The MTP Business Learning Blog

This blog is produced by MTP for senior professionals highlighting relevant and interesting books and articles on business, finance and strategy, and the opportunity to comment on them. It also contains news of MTP and its clients and, from time to time, extracts from MTP publications.

Wednesday 29 August 2012

Evaluating Learning by Kevin Lovell, Training Journal, August 2012

I always look out for articles on evaluation of learning for two connected reasons. First because our clients like to know if there is anything new on this topic; second because we are all looking for that Holy Grail that takes us beyond the work of Kirkpatrick and provides better answers to the much asked question; is this training providing a return on investment?

I would like to say that the author helps us in our search but sadly he offers little that is new. Nevertheless he does add some substance to those sceptics who say that the above question is so difficult to answer that maybe we should stop asking it. Mr Lovell achieves this by spending the first page of his article telling us that measuring training effectiveness is difficult, expressing this obvious point in a number of different ways.

He also mentions that there are a range of different evaluation methods, 'from NPS to the Kirkpatrick model'. This caused me immense irritation because, though I have written about and debated training evaluation for many years, I do not know what NPS is. My financial background took me immediately to Net Proceeds of Sales which did not seem to fit. So I Googled and found the Nigerian Police Service and the National Philatelic Society but nothing to do with training. It may show my ignorance but I am unlikely to be the only one who is flummoxed and annoyed.

The author then goes on to make the interesting claim that 'many Learning & Development professionals believe that learning delivers more value than they can demonstrate'. This is an interesting proposition which is probably true though it begs the question as to whether they are right. It may be that most of us are born optimists or feel that we need to behave that way to convince others. Unfortunately the author does not go on to explain why this happens or why it is important.

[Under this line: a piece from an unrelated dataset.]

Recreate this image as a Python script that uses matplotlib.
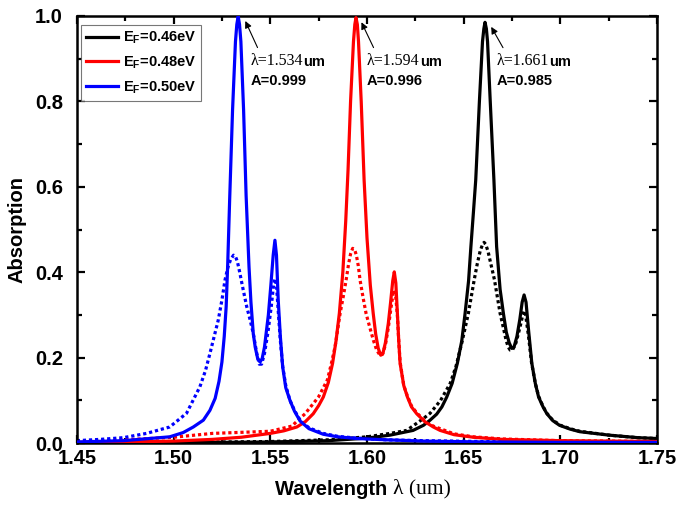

Too much of the first half of the article is made up of statements of the blindingly obvious; evaluation is desirable but difficult, budgets are likely to be cut if value is not proved, there are many other uncontrollable variables that impact the transfer to job performance. The only positive suggestion is that training objectives should be linked to business goals, hardly a new breakthrough in thinking.

The author then moves on to suggest three steps; the first is that you have to make a case for investment in training and assemble all the information required, again not exactly earth shattering stuff. The only interesting recommendation is that we should look positively for anecdotal evidence and share it around. This may seem obvious but I can relate to it; when we worked with the old ICI business, we ran a follow up to a finance programme and asked participants for ‘critical incidents’ when they had used course content to add value. We were favourably surprised with what they came up with, including several benefits that far exceeded the cost of the course. It is of course difficult to separate the genuine direct benefits from the contrived ones but such anecdotes can be highly useful with sceptical senior managers who want to cut budgets.

Another important point made by the author is that any attempts to use the methods of 'Kirkpatrick, Phillips and others' (I would be interested to know who the 'others' are) are always likely to be too late to create interest and impact decisions; senior managers and sponsors want to know about last week’s course not last year’s. But he is less convincing when suggesting what you can do to create immediate impact, apart from some rather obvious questions about the business issues and strategic goals.

The other two steps are similarly obvious; adopt a holistic approach when justifying training and get your priorities straight. This means looking outside the one course you are assessing and comparing the investment and the impact with alternatives, including those managed by other claimants to training budgets. There is an interesting classification of training priorities between Mandatory, Vital, Important and Elective which is a useful framework for making choices; I might have added a fifth category that is ‘nice to have’ or ‘could be delayed’.

The article concludes by restating the three steps in a way that is a good summary but only confirms the obvious nature of the author’s recommendations:
- Show that learning is integral to organisational goals
- Have a comprehensive understanding of training in the organisation
- Identify areas of importance to strategic goals.

For those who, like, me, have been looking for the Holy Grail for many years, this article only confirms the extent of the challenge. For those who are just starting out on their search, it represents a useful summary of the key issues and the barriers to be overcome.